Metals could fuel growth with interest rates at inflexion point
Technical analysts see positive signs in metal commodities
The fringes of many CTA funds could be the drivers of their portfolio growth if a real inflationary cycle recurs, according to some systematic trading managers.
Julius Staniewicz, senior strategist for John W Henry & Company’s Strategic Allocation Program (SAP), says any re-emergence of inflation could see metal commodities — traditionally a smaller component of CTA portfolios due to the markets’ relative illiquidity — “fly, and it will not matter if we only have 5% exposure, it will still be extremely profitable.”
However inflation could also effect the more liquid markets of currencies and interest rates, as Staniewicz notes: “Real inflation will probably also have a major deleterious effect on interest rates, so we will be positioned to take advantage of that,” he says.
Staniewicz says August and September were characterised for CTAs predominantly by “sharp reversals in the currencies and interest rate markets.” The G7’s announcement they would tolerate a weakening dollar was interpreted by many market participants as a strengthening yen against the weakening greenback. Both effects could prove to be “major drivers in potential profitability in bigger moves in currency markets,” according to Staniewicz. The yen’s positive response made money for many CTAs, rising quickly through what had been an 18-month high for the currency.
Interest rates also possibly stand at a useful inflexion point, he adds. From a decline of almost 22 points between 13 June to late July in bond futures, there has been a retracement of half the fall to the end of September.
“It is fairly difficult to discern any trend out of having, in the relatively compact period, a fairly wide swing. But a lot of technical analysis will say you are at an inflexion point if you have retraced half of the move, and the question is where it will go from here.”
The key to playing the high volatility that traders have seen recently, Staniewicz says, is risk control. SAP trades in 65 markets with about 70% of its assets allocated to the most liquid markets of currencies and interest rates, around 12.5% in each of energy and commodities, and 5% in normally non-US equity indices.
While some fund of fund managers remain wary of venturing too far into CTAs as underlying strategies, not all are black box systems seen by some as impenetrable to the outside gaze.
Julius Baer, for example, is launching a fund with 50% of its risk in currency markets. The fund will not invest in equities nor in commodities. (For more on this fund, see the front page). Timothy Haywood, the firm’s director of fixed income alternative investments, says the fund will be “fundamentally driven” while paying regard to models as well.
However, Craig Reeves, managing director of Platinum Capital Management — and its Equity Plus fund of funds — says the opaqueness of the processes and strategies some CTA managers use can make them difficult to feel comfortable with. The high leverage some CTA funds use, both by borrowing and through embedded leverage in contracts they use, can also be of concern, he adds.

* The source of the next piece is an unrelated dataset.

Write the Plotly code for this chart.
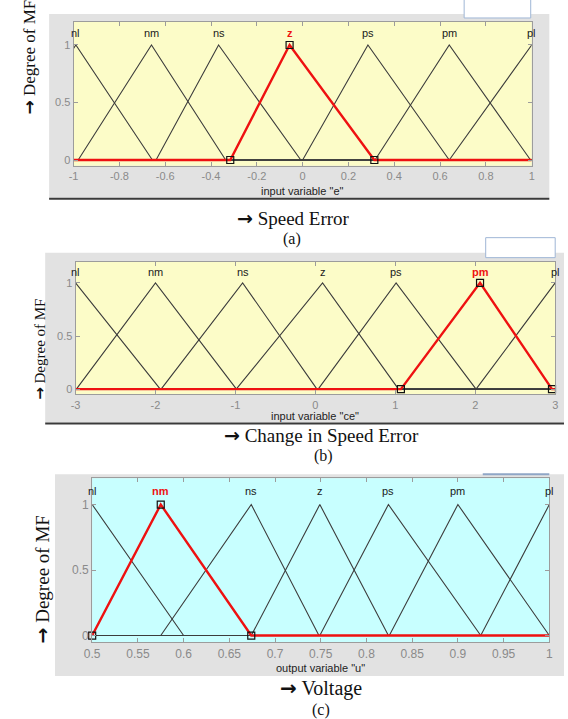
import plotly.graph_objects as go

W, H = 568, 719

# ---------------- data ----------------
mf_names = ["nl", "nm", "ns", "z", "ps", "pm", "pl"]

# (a) input "e": triangle params [a, b(peak), c]
e_a = [-1.33, -0.98, -0.64, -0.316, 0.0, 0.316, 0.64]
e_b = [-0.99, -0.66, -0.367, -0.057, 0.285, 0.64, 1.0]
e_c = [-0.656, -0.336, -0.008, 0.313, 0.64, 0.995, 1.36]
e_sel = 3
e_range = [-1, 1]
e_ticks = [-1, -0.8, -0.6, -0.4, -0.2, 0, 0.2, 0.4, 0.6, 0.8, 1]
e_ticktext = ["-1", "-0.8", "-0.6", "-0.4", "-0.2", "0", "0.2", "0.4", "0.6", "0.8", "1"]

# (b) input "ce"
ce_a = [-4.0, -2.99, -1.93, -0.99, 0.035, 1.07, 2.01]
ce_b = [-3.0, -2.0, -0.91, 0.09, 1.01, 2.06, 3.0]
ce_c = [-1.94, -0.987, 0.02, 1.04, 2.01, 2.96, 4.0]
ce_sel = 5
ce_range = [-3, 3]
ce_ticks = [-3, -2, -1, 0, 1, 2, 3]
ce_ticktext = ["-3", "-2", "-1", "0", "1", "2", "3"]

# (c) output "u"
u_a = [0.4, 0.5, 0.575, 0.674, 0.749, 0.825, 0.925]
u_b = [0.5, 0.575, 0.674, 0.749, 0.824, 0.9, 1.0]
u_c = [0.6, 0.674, 0.748, 0.824, 0.925, 1.0, 1.1]
u_sel = 1
u_range = [0.5, 1]
u_ticks = [0.5, 0.55, 0.6, 0.65, 0.7, 0.75, 0.8, 0.85, 0.9, 0.95, 1]
u_ticktext = ["0.5", "0.55", "0.6", "0.65", "0.7", "0.75", "0.8", "0.85", "0.9", "0.95", "1"]

y_ticks = [0, 0.5, 1]
y_ticktext = ["0", "0.5", "1"]
y_range = [-0.05, 1.2]


def tri(x, a, b, c):
    if x < a or x > c:
        return 0.0
    if x <= b:
        return 1.0 if b == a else (x - a) / (b - a)
    return 1.0 if c == b else (c - x) / (c - b)


def mf_poly(a, b, c, lo, hi):
    xs = [lo] + [p for p in (a, b, c) if lo < p < hi] + [hi]
    return xs, [tri(x, a, b, c) for x in xs]


def px(x):
    return x / W


def py(y):
    return 1 - y / H


fig = go.Figure()

panels = [
    dict(a=e_a, b=e_b, c=e_c, sel=e_sel, rng=e_range, ticks=e_ticks, tt=e_ticktext,
         dom_x=[px(67), px(535)], dom_y=[py(166), py(22)], bg="#fcfcc8", tickfs=11,
         xtitle='input variable "e"', xtitle_y=191),
    dict(a=ce_a, b=ce_b, c=ce_c, sel=ce_sel, rng=ce_range, ticks=ce_ticks, tt=ce_ticktext,
         dom_x=[px(69), px(559)], dom_y=[py(395), py(262)], bg="#fcfcc8", tickfs=11,
         xtitle='input variable "ce"', xtitle_y=417),
    dict(a=u_a, b=u_b, c=u_c, sel=u_sel, rng=u_range, ticks=u_ticks, tt=u_ticktext,
         dom_x=[px(86), px(553)], dom_y=[py(643), py(479)], bg="#c8ffff", tickfs=12,
         xtitle='output variable "u"', xtitle_y=669),
]

shapes = []
annotations = []

# gray panel backgrounds
for (x0, x1, y0, y1) in [(42, 553, 14, 198), (38, 568, 253, 423), (48, 568, 475, 677)]:
    shapes.append(dict(type="rect", xref="paper", yref="paper", x0=px(x0), x1=px(x1),
                       y0=py(y1), y1=py(y0), fillcolor="#e2e2e2", line=dict(width=0),
                       layer="below"))
# dark bottom edges
for (x0, x1, y) in [(42, 553, 199), (38, 568, 424)]:
    shapes.append(dict(type="line", xref="paper", yref="paper", x0=px(x0), x1=px(x1),
                       y0=py(y), y1=py(y), line=dict(color="#3a3a3a", width=2)))
# small white boxes at top right
for (x0, x1, y0, y1) in [(466, 534, -2, 18), (488, 559, 238, 258)]:
    shapes.append(dict(type="rect", xref="paper", yref="paper", x0=px(x0), x1=px(x1),
                       y0=py(y1), y1=py(y0), fillcolor="white",
                       line=dict(color="#9fb6d6", width=1)))
shapes.append(dict(type="line", xref="paper", yref="paper", x0=px(485), x1=px(553),
                   y0=py(475), y1=py(475), line=dict(color="#8fa6c6", width=2)))

for i, p in enumerate(panels):
    k = "" if i == 0 else str(i + 1)
    xa, ya = "x" + k, "y" + k
    lo, hi = p["rng"]
    # plot-area background
    shapes.append(dict(type="rect", xref=xa + " domain", yref=ya + " domain",
                       x0=0, x1=1, y0=0, y1=1, fillcolor=p["bg"],
                       line=dict(width=0), layer="below"))
    # black MFs
    for j in range(len(mf_names)):
        if j == p["sel"]:
            continue
        xs, ys = mf_poly(p["a"][j], p["b"][j], p["c"][j], lo, hi)
        fig.add_trace(go.Scatter(x=xs, y=ys, mode="lines", xaxis=xa, yaxis=ya,
                                 line=dict(color="#3c3c3c", width=1.1),
                                 showlegend=False, hoverinfo="skip"))
    # selected MF in red
    s = p["sel"]
    xs, ys = mf_poly(p["a"][s], p["b"][s], p["c"][s], lo, hi)
    fig.add_trace(go.Scatter(x=xs, y=ys, mode="lines", xaxis=xa, yaxis=ya,
                             line=dict(color="#ee1111", width=2.4),
                             showlegend=False, hoverinfo="skip"))
    mx = [v for v in (p["a"][s], p["b"][s], p["c"][s]) if lo <= v <= hi]
    my = [tri(v, p["a"][s], p["b"][s], p["c"][s]) for v in mx]
    fig.add_trace(go.Scatter(x=mx, y=my, mode="markers", xaxis=xa, yaxis=ya,
                             marker=dict(symbol="square-open", size=7,
                                         color="#111111", line=dict(width=1.2)),
                             showlegend=False, hoverinfo="skip", cliponaxis=False))
    # MF name labels
    for j, name in enumerate(mf_names):
        sel = j == p["sel"]
        annotations.append(dict(
            x=p["b"][j], y=1.1, xref=xa, yref=ya, showarrow=False,
            xanchor="center", yanchor="middle",
            text=("<b>%s</b>" % name) if sel else name,
            font=dict(family="Liberation Sans, Arial", size=11,
                      color="#ee1111" if sel else "#1a1a1a")))
    # x variable title
    annotations.append(dict(
        x=(p["dom_x"][0] + p["dom_x"][1]) / 2, y=py(p["xtitle_y"]), xref="paper",
        yref="paper", showarrow=False, xanchor="center", yanchor="middle",
        text=p["xtitle"],
        font=dict(family="Liberation Sans, Arial", size=11, color="#222222")))

    axis_common = dict(showline=True, linecolor="#9c9c9c", linewidth=1, mirror="ticks",
                       ticks="inside", ticklen=4, tickcolor="#9c9c9c", showgrid=False,
                       zeroline=False, fixedrange=True,
                       tickfont=dict(family="Liberation Sans, Arial", size=p["tickfs"],
                                     color="#8a8a8a"))
    fig.update_layout(**{
        "xaxis" + k: dict(domain=p["dom_x"], range=p["rng"], anchor=ya,
                          tickvals=p["ticks"], ticktext=p["tt"], **axis_common),
        "yaxis" + k: dict(domain=p["dom_y"], range=y_range, anchor=xa,
                          tickvals=y_ticks, ticktext=y_ticktext, **axis_common),
    })

serif = "Liberation Serif, Times New Roman, serif"
ARROW = "<span style=\"font-family:'DejaVu Sans';font-weight:bold\">→</span>"
# y titles
for (x, y, fs) in [(21, 57, 17), (32, 350, 15), (35, 580, 19)]:
    annotations.append(dict(x=px(x), y=py(y), xref="paper", yref="paper", showarrow=False,
                            xanchor="center", yanchor="middle",
                            text=ARROW + " Degree of MF", textangle=-90,
                            font=dict(family=serif, size=fs, color="#111111")))
# bottom captions
for (x, y, t, fs) in [(292, 218, ARROW + " Speed Error", 19), (290, 239, "(a)", 16),
                      (320, 436, ARROW + " Change in Speed Error", 19), (322, 457, "(b)", 16),
                      (320, 689, ARROW + " Voltage", 20), (320, 711, "(c)", 16)]:
    annotations.append(dict(x=px(x), y=py(y), xref="paper", yref="paper", showarrow=False,
                            xanchor="center", yanchor="middle",
                            text=t, font=dict(family=serif, size=fs, color="#111111")))

fig.update_layout(width=W, height=H, margin=dict(l=0, r=0, t=0, b=0),
                  paper_bgcolor="white", plot_bgcolor="rgba(0,0,0,0)",
                  shapes=shapes, annotations=annotations, showlegend=False)

fig.write_html("out.html", config={"displayModeBar": False})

Over the coming months Reeves says he would “probably not be inclined to do anything currency-based.” Although he has researched many CTA and currency funds, he had found few currency funds with a very long track record.
Barry Colvin, chief investment officer at Tremont, which manages the Matrix Bastion and Conservative Approach Strategy (CAS) funds, also shuns CTAs, as he feels their managers face an information mis-match against other traders, particularly in commodities. However Colvin adds China’s growing demand for copper, and gold and platinum being safe harbours amid uncertainty could see these metals benefit. “If you are in the soya bean market as a CTA manager, for example, you are up against players like Kellogs, and so you’re at quite a disadvantage there,” he says.
Key Points
Re-emergence of inflation could see metal commodities become the main drivers of CTA funds’ growth
Julius Baer is to launch a currency and global macro, multi-strategy fund with half its risk exposure to currencies.